TB: Actually there is no industry in this exact sense. In 2013, only 127 Brazilian feature films premiered at the cinemas. With the exception of major commercial productions, the official number of moviegoers to these pictures is less than 100,000 people, which is very little and disproportionate to a country that has over 200 million population. In comparison to countries with similar size, Brazil should be producing at least four times more features.
C8: If you had the opportunity what would you change about the Brazilian film industry?
TB: We should try to create the Industry. First by producing and distributing films in other ways than the classic one financed 100% by the Government. The Government don’t want films produced. They just give out some money to try to keep filmmakers happy but it’s not a serious program.
And another problem that Government Financing brings is that you don’t have to payback the film investors, so we got lots of mediocre pictures produced.
C8: You’ve set up a production company, Banzai Studio, with your friends. Tell us about the type of work that you create.
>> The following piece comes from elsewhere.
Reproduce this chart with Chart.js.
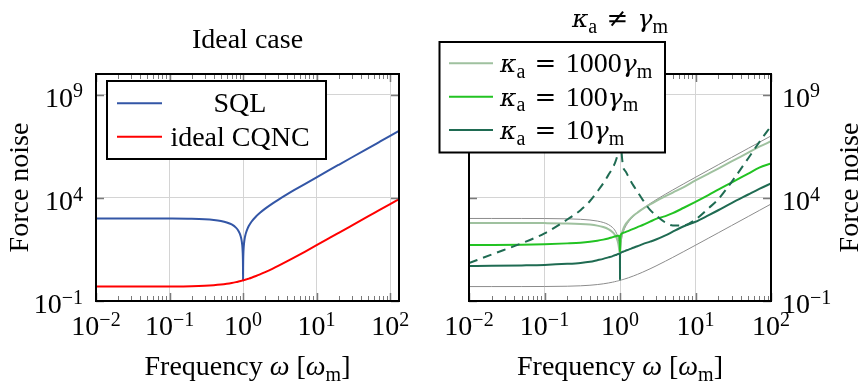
<!DOCTYPE html>
<html>
<head>
<meta charset="utf-8">
<script src="https://cdn.jsdelivr.net/npm/chart.js@4.4.0/dist/chart.umd.min.js"></script>
<style>
  html, body { margin: 0; padding: 0; background: #fff; }
  #wrap { position: relative; width: 860px; height: 387px; overflow: hidden; }
  canvas { position: absolute; top: 0; }
  #left { left: 0; }
  #right { left: 430px; }
</style>
</head>
<body>
<div id="wrap">
  <canvas id="left" width="430" height="387"></canvas>
  <canvas id="right" width="430" height="387"></canvas>
</div>
<script>
// frequency in units of omega_m
const freqIdeal = [0.01, 0.02, 0.05, 0.1, 0.2, 0.3, 0.4, 0.5, 0.6, 0.7,
  0.8, 0.85, 0.9, 0.93, 0.95, 0.97, 0.98, 0.99, 0.995, 0.998,
  1, 1.002, 1.005, 1.01, 1.02, 1.03, 1.05, 1.07, 1.1, 1.15,
  1.2, 1.3, 1.5, 1.7, 2, 2.5, 3, 4, 5, 7,
  10, 15, 20, 30, 50, 70, 100, 132];
const freq = [0.01, 0.02, 0.05, 0.1, 0.2, 0.3, 0.4, 0.5, 0.6, 0.7,
  0.8, 0.85, 0.9, 0.93, 0.95, 0.97, 0.98, 0.99, 0.995, 0.998,
  1, 1.002, 1.005, 1.01, 1.02, 1.03, 1.05, 1.07, 1.1, 1.15,
  1.2, 1.3, 1.5, 1.7, 2, 2.5, 3, 4, 5, 7,
  10, 15, 20, 30, 50, 70, 100];

const sqlNoise = [1000, 1000, 997, 990, 960, 910, 840, 750, 640, 510,
  360, 278, 190, 135, 97.5, 59.1, 39.6, 19.9, 10, 4.1,
  1, 4.1, 10, 20.1, 40.4, 60.9, 102.5, 145, 210, 323,
  440, 690, 1250, 1890, 3000, 5250, 8000, 15000, 24000, 48000,
  99000, 224000, 399000, 899000, 2499000, 4899000, 9999000, 17420000];
const cqncNoise = [0.5, 0.5, 0.501, 0.505, 0.52, 0.545, 0.58, 0.625, 0.68, 0.745,
  0.82, 0.861, 0.905, 0.932, 0.951, 0.97, 0.98, 0.99, 0.995, 0.998,
  1.0, 1.002, 1.005, 1.01, 1.02, 1.03, 1.051, 1.072, 1.105, 1.161,
  1.22, 1.345, 1.625, 1.945, 2.5, 3.625, 5, 8.5, 13, 25,
  50.5, 113, 200.5, 450.5, 1250, 2450, 5000, 8712];

const kappa1000 = [600, 600, 598, 594, 576, 546, 504, 450, 384, 306,
  216, 167, 114, 81, 59, 37, 27, 22, 20, 20,
  20, 20, 21, 30, 60, 95, 160, 220, 300, 430,
  560, 800, 1350, 1900, 2900, 4800, 7000, 12000, 18000, 33000,
  70000, 150000, 260000, 580000, 1550000, 3000000, 5500000];
const kappa100 = [52, 52, 53, 56, 62, 67, 74, 83, 94, 107,
  124, 133, 142, 146, 147, 140, 120, 80, 50, 32,
  25, 32, 60, 100, 150, 170, 185, 192, 200, 212,
  225, 250, 310, 380, 480, 700, 950, 1300, 1800, 3300,
  6400, 14000, 25000, 55000, 150000, 290000, 460000];
const kappa10 = [5.0, 5.05, 5.3, 5.6, 6.3, 7.0, 8.0, 9.5, 11, 13,
  15, 16.5, 17.5, 18.5, 19, 19.5, 19.7, 19.8, 19.9, 19.9,
  1.05, 21, 21, 21.2, 21.5, 21.8, 23, 23.8, 24.5, 26,
  28, 31, 38, 45, 57, 75, 95, 150, 230, 420,
  690, 1450, 2500, 5600, 14500, 27000, 50000];
const kappa10Dashed = [6.8, 18, 63, 190, 890, 2500, 7000, 20000, 50000, 126000,
  280000, 450000, 800000, 1300000, 2000000, 4000000, 8000000, 20000000, 50000000, 150000000,
  3000000000, 150000000, 50000000, 20000000, 7000000, 4000000, 1600000, 700000, 320000, 220000,
  180000, 100000, 40000, 20000, 8000, 2600, 1400, 630, 460, 460,
  890, 3200, 8500, 58000, 830000, 5000000, 30000000];

const xTickExp = [-2, -1, 0, 1, 2];
const yTickExp = [-1, 4, 9];

const FONT = '"Liberation Serif", "Times New Roman", serif';
const GREEK = '"DejaVu Serif", serif';
const BIG = 28;
const GRID = '#d4d4d4', TICK = '#7a7a7a';

const pts = (xs, ys) => xs.map((x, i) => ({ x: x, y: ys[i] }));

// draws a run of text pieces: [text, style] with style n / i / g / op / sup / sub
function drawRich(ctx, parts, x, y, align, size) {
  size = size || BIG;
  const small = Math.round(size * 0.72);
  let w = 0;
  const items = parts.map(([t, s]) => {
    let font;
    if (s === 'g') font = 'italic ' + Math.round(size * 0.9) + 'px ' + GREEK;
    else if (s === 'op') font = Math.round(size * 0.92) + 'px ' + GREEK;
    else if (s === 'sup' || s === 'sub') font = small + 'px ' + FONT;
    else font = (s === 'i' ? 'italic ' : '') + size + 'px ' + FONT;
    ctx.font = font;
    const width = ctx.measureText(t).width;
    w += width;
    return { t, font, width, dy: s === 'sup' ? -size * 0.33 : s === 'sub' ? size * 0.2 : 0 };
  });
  let cx = align === 'center' ? x - w / 2 : align === 'right' ? x - w : x;
  ctx.textBaseline = 'alphabetic';
  ctx.textAlign = 'left';
  items.forEach(it => { ctx.font = it.font; ctx.fillText(it.t, cx, y + it.dy); cx += it.width; });
}

const pow = e => [['10', 'n'], [(e < 0 ? '\u2212' + (-e) : '' + e), 'sup']];

function line(ctx, x1, y1, x2, y2) {
  ctx.beginPath(); ctx.moveTo(x1, y1); ctx.lineTo(x2, y2); ctx.stroke();
}

const panelPlugin = {
  id: 'panel',
  afterDatasetsDraw(chart, args, opts) {
    const ctx = chart.ctx, a = chart.chartArea;
    const xs = chart.scales.x, ys = chart.scales.y;
    ctx.save();
    ctx.strokeStyle = TICK;
    for (let e = -2; e <= 2; e++) {
      for (let k = 1; k <= 9; k++) {
        const v = k * Math.pow(10, e);
        if (v < xs.min * 0.999 || v > xs.max * 1.001) continue;
        const px = Math.round(xs.getPixelForValue(v)) + 0.5;
        const len = k === 1 ? 8 : 5;
        ctx.lineWidth = k === 1 ? 1.5 : 1;
        line(ctx, px, a.bottom, px, a.bottom - len);
        line(ctx, px, a.top, px, a.top + len);
      }
    }
    ctx.lineWidth = 1.5;
    yTickExp.forEach(e => {
      const py = Math.round(ys.getPixelForValue(Math.pow(10, e))) + 0.5;
      line(ctx, a.left, py, a.left + 8, py);
      line(ctx, a.right, py, a.right - 8, py);
    });
    ctx.strokeStyle = '#000';
    ctx.lineWidth = 2;
    ctx.strokeRect(a.left, a.top, a.right - a.left, a.bottom - a.top);

    ctx.fillStyle = '#000';
    // x tick labels
    xTickExp.forEach(e => {
      const px = xs.getPixelForValue(Math.pow(10, e));
      drawRich(ctx, pow(e), px, 335, 'center');
    });
    // y tick labels
    yTickExp.forEach(e => {
      const py = ys.getPixelForValue(Math.pow(10, e));
      if (opts.side === 'left') drawRich(ctx, pow(e), a.left - 13, py + 12, 'right');
      else drawRich(ctx, pow(e), a.right + 11, py + 12, 'left');
    });
    // axis titles
    drawRich(ctx, [['Frequency ', 'n'], ['\u03c9', 'i'], [' [', 'n'], ['\u03c9', 'i'], ['m', 'sub'], [']', 'n']],
      (a.left + a.right) / 2, 375, 'center');
    ctx.save();
    ctx.translate(opts.side === 'left' ? 28 : 428, (a.top + a.bottom) / 2);
    ctx.rotate(-Math.PI / 2);
    drawRich(ctx, [['Force noise', 'n']], 0, 0, 'center');
    ctx.restore();
    // panel title
    drawRich(ctx, opts.title, (a.left + a.right) / 2, opts.titleY, 'center');

    // legend
    const lg = opts.legend;
    ctx.fillStyle = '#fff';
    ctx.fillRect(lg.x, lg.y, lg.w, lg.h);
    ctx.strokeStyle = '#000';
    ctx.lineWidth = 2;
    ctx.strokeRect(lg.x, lg.y, lg.w, lg.h);
    lg.items.forEach((it, i) => {
      const ly = lg.firstY + i * 33.4;
      ctx.strokeStyle = it.color;
      ctx.lineWidth = it.width;
      line(ctx, lg.lineX1, ly, lg.lineX2, ly);
      ctx.fillStyle = '#000';
      drawRich(ctx, it.text, lg.textX, ly + 9, lg.align);
    });
    ctx.restore();
  }
};

function logAxis(min, max, ticks, isX) {
  return {
    type: 'logarithmic',
    min: min,
    max: max,
    afterBuildTicks: s => { s.ticks = ticks.map(e => ({ value: Math.pow(10, e) })); },
    afterFit: s => { if (isX) s.height = 0; else s.width = 0; },
    ticks: { display: false },
    grid: { color: GRID, lineWidth: 1, drawTicks: false },
    border: { display: false }
  };
}

function baseOptions(pad, xmax, panel) {
  return {
    responsive: false,
    animation: false,
    devicePixelRatio: 1,
    layout: { padding: pad },
    elements: { point: { radius: 0 }, line: { cubicInterpolationMode: 'monotone' } },
    scales: {
      x: logAxis(0.01, xmax, xTickExp, true),
      y: logAxis(0.1, 1e10, yTickExp, false)
    },
    plugins: { legend: { display: false }, tooltip: { enabled: false }, panel: panel }
  };
}

new Chart(document.getElementById('left'), {
  type: 'line',
  data: {
    datasets: [
      { label: 'SQL', data: pts(freqIdeal, sqlNoise), borderColor: '#3356a6', borderWidth: 2, order: 2 },
      { label: 'ideal CQNC', data: pts(freqIdeal, cqncNoise), borderColor: '#ff0000', borderWidth: 2, order: 1 }
    ]
  },
  options: baseOptions({ left: 96, right: 31, top: 74, bottom: 86 }, 132, {
    side: 'left',
    title: [['Ideal case', 'n']],
    titleY: 48,
    legend: {
      x: 107, y: 81, w: 219, h: 78, firstY: 103.3, lineX1: 117, lineX2: 162, textX: 240, align: 'center',
      items: [
        { color: '#3356a6', width: 2, text: [['SQL', 'n']] },
        { color: '#ff0000', width: 2, text: [['ideal CQNC', 'n']] }
      ]
    }
  }),
  plugins: [panelPlugin]
});

const kLabel = n => [['\u03ba', 'g'], ['a', 'sub'], ['\u2004', 'n'], ['=', 'op'], ['\u2004' + n, 'n'], ['\u03b3', 'g'], ['m', 'sub']];

new Chart(document.getElementById('right'), {
  type: 'line',
  data: {
    datasets: [
      { label: 'SQL', data: pts(freqIdeal, sqlNoise), borderColor: '#8c8c8c', borderWidth: 1, order: 6 },
      { label: 'ideal CQNC', data: pts(freqIdeal, cqncNoise), borderColor: '#8c8c8c', borderWidth: 1, order: 5 },
      { label: 'kappa 1000', data: pts(freq, kappa1000), borderColor: '#9fc19f', borderWidth: 2, order: 4 },
      { label: 'kappa 100', data: pts(freq, kappa100), borderColor: '#22c322', borderWidth: 2, order: 3 },
      { label: 'kappa 10', data: pts(freq, kappa10), borderColor: '#1f6b52', borderWidth: 2, order: 2 },
      { label: 'kappa 10 dashed', data: pts(freq, kappa10Dashed), borderColor: '#1f6b52', borderWidth: 2, borderDash: [9, 6], order: 1 }
    ]
  },
  options: baseOptions({ left: 39, right: 89, top: 74, bottom: 86 }, 100, {
    side: 'right',
    title: [['\u03ba', 'g'], ['a', 'sub'], ['\u2004', 'n'], ['\u2260', 'op'], ['\u2004', 'n'], ['\u03b3', 'g'], ['m', 'sub']],
    titleY: 27,
    legend: {
      x: 9.5, y: 42, w: 225.5, h: 110.5, firstY: 63.3, lineX1: 19, lineX2: 63, textX: 70, align: 'left',
      items: [
        { color: '#9fc19f', width: 2, text: kLabel('1000') },
        { color: '#22c322', width: 2, text: kLabel('100') },
        { color: '#1f6b52', width: 2, text: kLabel('10') }
      ]
    }
  }),
  plugins: [panelPlugin]
});
</script>
</body>
</html>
TB: Banzai Studio is formed by me, Fernando Nogari, Luan Banzai, and Rimon Guimarães.
We started by doing short films when we were like ten years old, with a VHS camera from my father. In 2006, we started the Studio for real in Curitiba, south Brazil. Rimon came to our team and we started to work more professionally with advertising, promos, skate and music videos and art related projetcs.
In 2012 we came to São Paulo to work with bigger projects and since the beginning of this year we’ve had a break to focus on more important stuff: Fernando is in Sarajevo studying at Bélla Tarr’s Film Factory; Luan is travelling through Africa and Europe filming and making some art courses; Rimon is constantly painting between Africa, Europe and Asia; and I’m at São Paulo working on the script of my first feature film.
C8: What films or filmmakers have inspired you? Do you have any other influences such as fine art, music or theatre?
TB: I have two filmmakers that are in the absolute top of my admiration and inpiration:
Stanley Kubrick and Ingmar Bergman.
Regarding to other art forms, it would be mainly classical music, Sibelius, Liszt, Chopin, Philip Glass. I think classical music to be the only art form that strikes directly into my emotions.
C8: What is the essence of a good collaboration?
TB: I think it’s understanding. To have lots of different people and ideas going for the same objective. This can only enhance the power of what you’re doing.
C8: What’s next for Thales Banzai?
TB: Definitely my feature film. I intend to finish the script until the end of this year and start contact with producers and financiers in the beginning of 2015.
When I was 15 years I set up the time of ten years for me to start producing my first feature. Next June I’ll be 25, so I’m glad I’m on time!